As far as we can gather, Lee looked at the few houses available around Vealtown and rejected all of them as “pious holes.” The plain fact of the matter is that they were houses of Methodist and Lutheran families, and thus without liquor; and Lee wanted desperately to get drunk. He wanted to be away from righteous Americans.

Therefore he left his troops, taking with him only a guard of six mounted men, and rode to Baskingridge, three miles away, where he took up his quarters at the local inn. The amiable innkeeper at Baskingridge agreed that while General Lee could have a room upstairs, his six troopers must make their beds on the floor in the main room by the fireplace, a practice not unusual in those days and infinitely preferable to the open field.

Only minutes after Lee and his escort had left the encampment of the two thousand Continental soldiers at Vealtown, Major Wilkinson arrived with messages from General Horatio Gates to General Washington. Major Wilkinson was then nineteen or twenty years old—like other facets of Wilkinson, his age was hard to pin down—and from what others had to say about him, which was never laudatory, he was not an extremely trustworthy person. So far as one can put the pieces of his character together, he was a young man of opportunist tendencies and quick intelligence. As so often with men of that type, his ambition outran his store of common sense, and he all too frequently mounted the wrong horse at the wrong time.

On the other hand, he did subsequently write a journal of experiences in the Revolution, and the journal does provide a good deal of information that cannot be found elsewhere. Unfortunately the information, like the man, is not wholly to be trusted, and the central hero of whatever event described is always Major Wilkinson.

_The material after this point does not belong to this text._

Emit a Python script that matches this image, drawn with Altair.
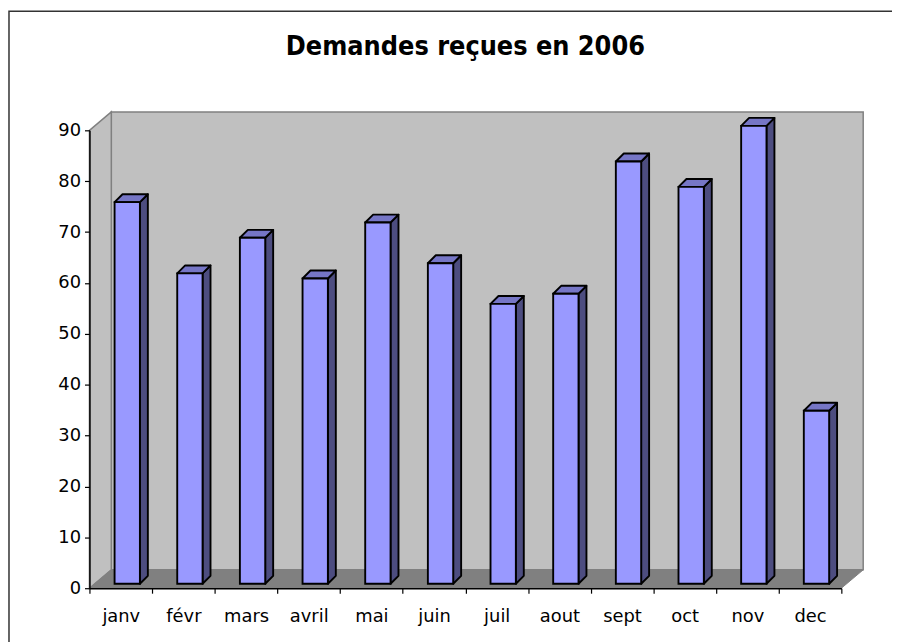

Wilkinson had been dispatched by General Horatio Gates who, with an army of between eight and nine hundred men, had been detained from joining Washington by an unseasonable snowstorm near the Wallpack River in New Jersey. His orders were to find Washington. It would appear that he had also been instructed by Gates to interview General Charles Lee and have an off-the-record discussion with him before he, Wilkinson, found the commander in chief.

Wilkinson rode from Gates's camp to Morristown, where he certainly had little expectation of finding General Washington but every expectation of finding Charles Lee. There he learned that Lee had gone on to Vealtown. Wilkinson rode there and spoke to General Sullivan and was now informed that Lee was spending the night at the inn at Baskingridge.

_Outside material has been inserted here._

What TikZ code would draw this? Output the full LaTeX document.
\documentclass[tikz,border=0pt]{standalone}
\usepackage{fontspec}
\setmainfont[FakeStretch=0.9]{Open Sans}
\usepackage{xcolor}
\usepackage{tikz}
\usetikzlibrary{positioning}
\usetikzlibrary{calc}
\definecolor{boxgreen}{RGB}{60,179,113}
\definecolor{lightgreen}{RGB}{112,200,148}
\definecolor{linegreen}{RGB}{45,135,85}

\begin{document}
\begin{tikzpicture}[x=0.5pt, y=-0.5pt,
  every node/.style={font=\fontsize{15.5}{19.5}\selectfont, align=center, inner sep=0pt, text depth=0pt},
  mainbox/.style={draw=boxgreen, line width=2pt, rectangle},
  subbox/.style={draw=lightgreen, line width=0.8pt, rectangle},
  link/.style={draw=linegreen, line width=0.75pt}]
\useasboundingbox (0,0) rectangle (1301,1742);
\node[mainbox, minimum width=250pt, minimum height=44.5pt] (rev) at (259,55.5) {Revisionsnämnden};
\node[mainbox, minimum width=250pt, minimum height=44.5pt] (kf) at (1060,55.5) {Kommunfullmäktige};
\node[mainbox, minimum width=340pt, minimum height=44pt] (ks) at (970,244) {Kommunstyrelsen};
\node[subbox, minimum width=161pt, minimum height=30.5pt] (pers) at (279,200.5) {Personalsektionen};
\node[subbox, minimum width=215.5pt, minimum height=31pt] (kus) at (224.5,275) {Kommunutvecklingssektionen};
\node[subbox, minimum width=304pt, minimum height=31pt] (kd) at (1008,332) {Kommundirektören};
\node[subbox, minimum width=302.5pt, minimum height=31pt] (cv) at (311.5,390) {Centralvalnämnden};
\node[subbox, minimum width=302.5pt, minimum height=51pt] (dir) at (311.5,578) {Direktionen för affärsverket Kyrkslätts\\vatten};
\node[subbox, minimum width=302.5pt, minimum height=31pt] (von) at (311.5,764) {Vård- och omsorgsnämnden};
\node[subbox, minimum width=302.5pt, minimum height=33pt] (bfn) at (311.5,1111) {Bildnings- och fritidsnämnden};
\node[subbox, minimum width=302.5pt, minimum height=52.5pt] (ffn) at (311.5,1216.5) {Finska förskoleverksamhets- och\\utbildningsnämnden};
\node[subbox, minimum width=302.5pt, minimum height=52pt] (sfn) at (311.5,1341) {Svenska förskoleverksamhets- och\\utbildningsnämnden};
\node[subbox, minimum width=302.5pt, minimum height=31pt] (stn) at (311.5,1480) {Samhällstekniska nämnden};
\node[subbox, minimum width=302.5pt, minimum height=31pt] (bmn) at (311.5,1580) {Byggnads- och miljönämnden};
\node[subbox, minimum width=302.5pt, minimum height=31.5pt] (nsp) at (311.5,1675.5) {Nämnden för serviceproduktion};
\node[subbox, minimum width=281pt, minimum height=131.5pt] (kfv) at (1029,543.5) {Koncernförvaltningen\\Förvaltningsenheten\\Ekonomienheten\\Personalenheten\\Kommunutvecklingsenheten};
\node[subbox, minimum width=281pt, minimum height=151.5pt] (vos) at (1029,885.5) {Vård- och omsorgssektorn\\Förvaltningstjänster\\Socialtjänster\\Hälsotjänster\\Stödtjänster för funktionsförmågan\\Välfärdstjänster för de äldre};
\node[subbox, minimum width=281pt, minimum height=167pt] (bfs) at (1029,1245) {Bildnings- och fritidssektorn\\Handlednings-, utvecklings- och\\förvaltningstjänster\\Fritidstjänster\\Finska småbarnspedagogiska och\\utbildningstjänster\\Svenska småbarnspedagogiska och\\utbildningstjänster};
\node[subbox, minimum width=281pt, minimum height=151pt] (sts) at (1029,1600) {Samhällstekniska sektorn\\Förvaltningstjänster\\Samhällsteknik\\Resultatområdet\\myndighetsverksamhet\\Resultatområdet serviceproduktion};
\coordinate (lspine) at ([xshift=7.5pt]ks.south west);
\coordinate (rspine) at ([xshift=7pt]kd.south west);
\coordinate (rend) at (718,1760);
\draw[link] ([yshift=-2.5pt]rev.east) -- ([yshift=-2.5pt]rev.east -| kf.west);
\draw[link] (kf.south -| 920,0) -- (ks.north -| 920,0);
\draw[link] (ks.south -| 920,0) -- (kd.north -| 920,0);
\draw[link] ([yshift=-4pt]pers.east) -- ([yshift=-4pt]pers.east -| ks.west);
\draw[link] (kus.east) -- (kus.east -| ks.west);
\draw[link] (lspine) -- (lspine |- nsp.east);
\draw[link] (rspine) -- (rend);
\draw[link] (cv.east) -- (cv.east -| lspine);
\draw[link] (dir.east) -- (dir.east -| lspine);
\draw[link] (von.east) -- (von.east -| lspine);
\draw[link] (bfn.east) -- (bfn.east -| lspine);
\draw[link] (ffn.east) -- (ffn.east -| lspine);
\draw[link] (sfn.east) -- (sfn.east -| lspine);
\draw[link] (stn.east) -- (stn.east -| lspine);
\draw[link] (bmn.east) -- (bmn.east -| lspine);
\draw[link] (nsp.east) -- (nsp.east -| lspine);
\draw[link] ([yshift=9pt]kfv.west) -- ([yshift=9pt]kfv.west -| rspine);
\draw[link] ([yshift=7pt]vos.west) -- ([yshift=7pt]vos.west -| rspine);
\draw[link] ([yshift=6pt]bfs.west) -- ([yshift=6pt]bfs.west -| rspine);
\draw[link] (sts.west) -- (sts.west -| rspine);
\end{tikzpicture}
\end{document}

When Wilkinson got to Baskingridge, the inn was asleep. But he felt that his mission was important enough to awaken everyone in the house, and he hammered at the door. A sleepy innkeeper guided Wilkinson to Lee's bedroom. The night before Lee had had too much to drink, and now his response to being awakened was a furious outpouring, well-spiced with four-letter Anglo-Saxon words. It was the second time Lee had been disturbed that night. Earlier, a Tory had come to the inn to complain to Lee that a horse of his had been stolen from him by Continental army deserters. When Lee had cursed out the Tory roundly and thrown him out of the inn, the Tory swore he would get even.

Wilkinson, knowing nothing of the Tory incident, bore the abuse and delivered to Lee General Gates's letter, which had been intended for Washington. Apparently Lee was pleased to have a letter addressed to the commander in chief, and he read it immediately, without ever questioning the propriety of either Wilkinson's action or his own. Lee refused to comment on the letter or to say anything about his own circumstances at the inn. Instead he told Wilkinson that he would see him in the morning light and that he should get the devil out of his room.